Leaving out the pictures, retype the lines from the beginning of the listing through the line containing "(11,757) -- cycle;".

Collected data
##########

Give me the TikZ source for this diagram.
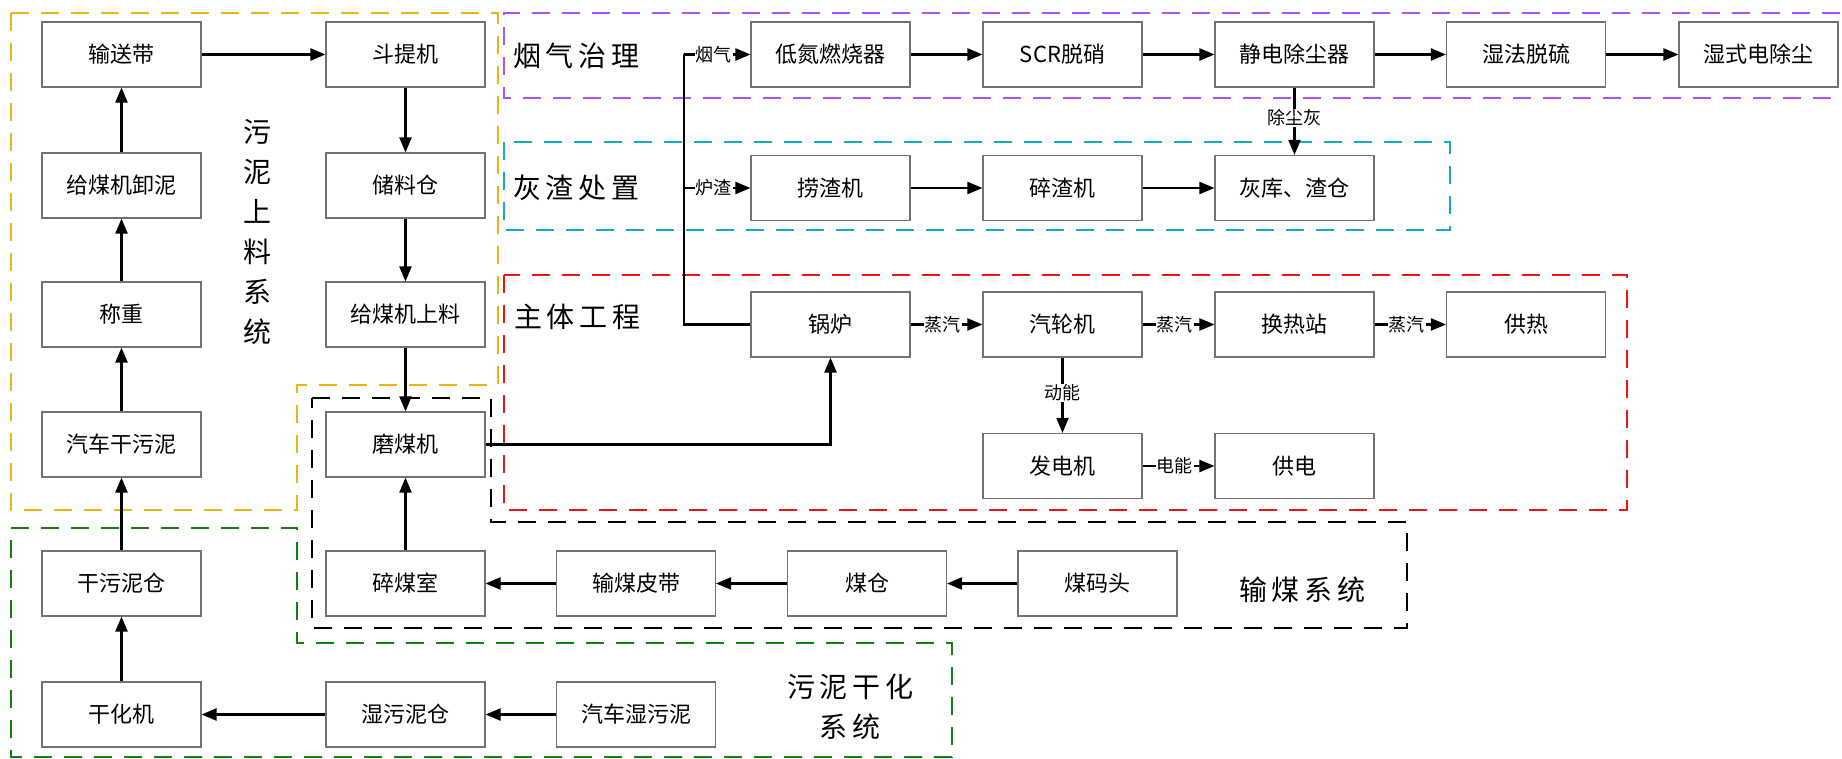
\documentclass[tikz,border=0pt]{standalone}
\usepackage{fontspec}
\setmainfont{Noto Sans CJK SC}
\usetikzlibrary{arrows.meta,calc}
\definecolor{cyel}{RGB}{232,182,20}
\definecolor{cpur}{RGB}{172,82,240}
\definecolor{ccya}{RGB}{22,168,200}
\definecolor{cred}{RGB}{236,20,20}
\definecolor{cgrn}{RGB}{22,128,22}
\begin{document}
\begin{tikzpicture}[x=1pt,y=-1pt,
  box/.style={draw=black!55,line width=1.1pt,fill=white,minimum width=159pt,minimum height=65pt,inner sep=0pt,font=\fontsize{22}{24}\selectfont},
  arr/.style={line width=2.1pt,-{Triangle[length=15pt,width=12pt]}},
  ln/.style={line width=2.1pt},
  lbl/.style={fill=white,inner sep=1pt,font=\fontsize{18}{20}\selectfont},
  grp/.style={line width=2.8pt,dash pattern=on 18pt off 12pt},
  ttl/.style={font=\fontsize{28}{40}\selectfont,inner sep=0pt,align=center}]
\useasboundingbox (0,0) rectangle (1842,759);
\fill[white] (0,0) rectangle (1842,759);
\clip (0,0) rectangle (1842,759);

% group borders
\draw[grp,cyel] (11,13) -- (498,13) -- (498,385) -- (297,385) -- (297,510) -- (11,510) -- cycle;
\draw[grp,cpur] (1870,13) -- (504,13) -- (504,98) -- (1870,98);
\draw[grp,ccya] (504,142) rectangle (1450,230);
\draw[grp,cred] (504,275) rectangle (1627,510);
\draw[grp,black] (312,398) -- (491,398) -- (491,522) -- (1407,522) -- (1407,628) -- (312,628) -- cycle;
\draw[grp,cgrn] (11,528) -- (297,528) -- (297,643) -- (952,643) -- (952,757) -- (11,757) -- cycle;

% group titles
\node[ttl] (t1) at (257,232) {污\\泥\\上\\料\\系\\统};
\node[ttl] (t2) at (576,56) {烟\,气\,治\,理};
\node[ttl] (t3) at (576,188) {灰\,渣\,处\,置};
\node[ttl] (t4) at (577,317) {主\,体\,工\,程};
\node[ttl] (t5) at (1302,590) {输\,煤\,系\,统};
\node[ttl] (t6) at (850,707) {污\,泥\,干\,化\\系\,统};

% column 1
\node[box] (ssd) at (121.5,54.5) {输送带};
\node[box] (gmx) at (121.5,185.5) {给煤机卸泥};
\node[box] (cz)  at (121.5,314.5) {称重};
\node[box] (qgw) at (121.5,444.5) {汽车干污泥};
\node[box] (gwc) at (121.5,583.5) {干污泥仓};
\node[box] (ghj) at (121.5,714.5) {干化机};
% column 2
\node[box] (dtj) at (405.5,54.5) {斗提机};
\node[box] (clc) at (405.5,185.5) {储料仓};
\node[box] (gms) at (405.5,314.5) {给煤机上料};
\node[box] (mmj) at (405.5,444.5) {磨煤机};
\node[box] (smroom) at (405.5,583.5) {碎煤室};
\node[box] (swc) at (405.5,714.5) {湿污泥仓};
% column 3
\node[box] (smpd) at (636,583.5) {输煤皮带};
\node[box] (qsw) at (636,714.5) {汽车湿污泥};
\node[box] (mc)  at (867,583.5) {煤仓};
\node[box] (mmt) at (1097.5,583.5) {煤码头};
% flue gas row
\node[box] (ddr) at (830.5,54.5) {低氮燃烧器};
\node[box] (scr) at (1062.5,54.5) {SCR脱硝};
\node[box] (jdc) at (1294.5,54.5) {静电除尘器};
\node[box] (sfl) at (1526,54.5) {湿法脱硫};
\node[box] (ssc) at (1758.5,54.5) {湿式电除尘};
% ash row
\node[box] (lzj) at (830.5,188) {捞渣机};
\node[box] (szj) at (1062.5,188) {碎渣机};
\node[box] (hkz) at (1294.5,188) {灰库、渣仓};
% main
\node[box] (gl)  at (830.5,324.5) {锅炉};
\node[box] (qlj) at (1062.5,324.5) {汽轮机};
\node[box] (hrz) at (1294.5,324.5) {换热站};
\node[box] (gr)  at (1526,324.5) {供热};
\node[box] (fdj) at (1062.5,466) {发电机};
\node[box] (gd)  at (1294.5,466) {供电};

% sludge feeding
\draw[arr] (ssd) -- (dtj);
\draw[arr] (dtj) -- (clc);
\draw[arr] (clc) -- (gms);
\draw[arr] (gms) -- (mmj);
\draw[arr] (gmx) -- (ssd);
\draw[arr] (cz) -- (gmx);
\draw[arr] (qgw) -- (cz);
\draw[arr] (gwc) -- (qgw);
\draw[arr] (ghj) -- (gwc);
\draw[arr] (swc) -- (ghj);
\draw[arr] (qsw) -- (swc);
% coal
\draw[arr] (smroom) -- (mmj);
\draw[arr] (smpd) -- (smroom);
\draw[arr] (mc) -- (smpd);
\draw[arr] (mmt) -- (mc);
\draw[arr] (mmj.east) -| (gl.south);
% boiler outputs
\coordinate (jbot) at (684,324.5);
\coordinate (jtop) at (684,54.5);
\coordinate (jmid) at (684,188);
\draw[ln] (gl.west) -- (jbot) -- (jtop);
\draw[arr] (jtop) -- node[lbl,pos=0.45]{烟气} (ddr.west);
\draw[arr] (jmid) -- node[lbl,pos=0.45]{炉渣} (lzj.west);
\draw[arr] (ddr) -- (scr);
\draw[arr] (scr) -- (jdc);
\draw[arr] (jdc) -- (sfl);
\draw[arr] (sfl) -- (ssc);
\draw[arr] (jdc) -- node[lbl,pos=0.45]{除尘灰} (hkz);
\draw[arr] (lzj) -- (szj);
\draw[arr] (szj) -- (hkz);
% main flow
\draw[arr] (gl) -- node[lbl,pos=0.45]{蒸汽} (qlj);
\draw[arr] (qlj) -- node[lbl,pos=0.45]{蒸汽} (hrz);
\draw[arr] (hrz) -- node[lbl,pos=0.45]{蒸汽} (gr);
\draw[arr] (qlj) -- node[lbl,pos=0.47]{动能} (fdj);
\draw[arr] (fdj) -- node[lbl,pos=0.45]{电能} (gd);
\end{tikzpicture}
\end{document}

##########

Written solution
Give me the TikZ source for this diagram.
\documentclass[tikz,border=0pt]{standalone}
\usepackage{fontspec}
\setmainfont{Noto Sans CJK SC}
\usetikzlibrary{arrows.meta,calc}
\definecolor{cyel}{RGB}{232,182,20}
\definecolor{cpur}{RGB}{172,82,240}
\definecolor{ccya}{RGB}{22,168,200}
\definecolor{cred}{RGB}{236,20,20}
\definecolor{cgrn}{RGB}{22,128,22}
\begin{document}
\begin{tikzpicture}[x=1pt,y=-1pt,
  box/.style={draw=black!55,line width=1.1pt,fill=white,minimum width=159pt,minimum height=65pt,inner sep=0pt,font=\fontsize{22}{24}\selectfont},
  arr/.style={line width=2.1pt,-{Triangle[length=15pt,width=12pt]}},
  ln/.style={line width=2.1pt},
  lbl/.style={fill=white,inner sep=1pt,font=\fontsize{18}{20}\selectfont},
  grp/.style={line width=2.8pt,dash pattern=on 18pt off 12pt},
  ttl/.style={font=\fontsize{28}{40}\selectfont,inner sep=0pt,align=center}]
\useasboundingbox (0,0) rectangle (1842,759);
\fill[white] (0,0) rectangle (1842,759);
\clip (0,0) rectangle (1842,759);

% group borders
\draw[grp,cyel] (11,13) -- (498,13) -- (498,385) -- (297,385) -- (297,510) -- (11,510) -- cycle;
\draw[grp,cpur] (1870,13) -- (504,13) -- (504,98) -- (1870,98);
\draw[grp,ccya] (504,142) rectangle (1450,230);
\draw[grp,cred] (504,275) rectangle (1627,510);
\draw[grp,black] (312,398) -- (491,398) -- (491,522) -- (1407,522) -- (1407,628) -- (312,628) -- cycle;
\draw[grp,cgrn] (11,528) -- (297,528) -- (297,643) -- (952,643) -- (952,757) -- (11,757) -- cycle;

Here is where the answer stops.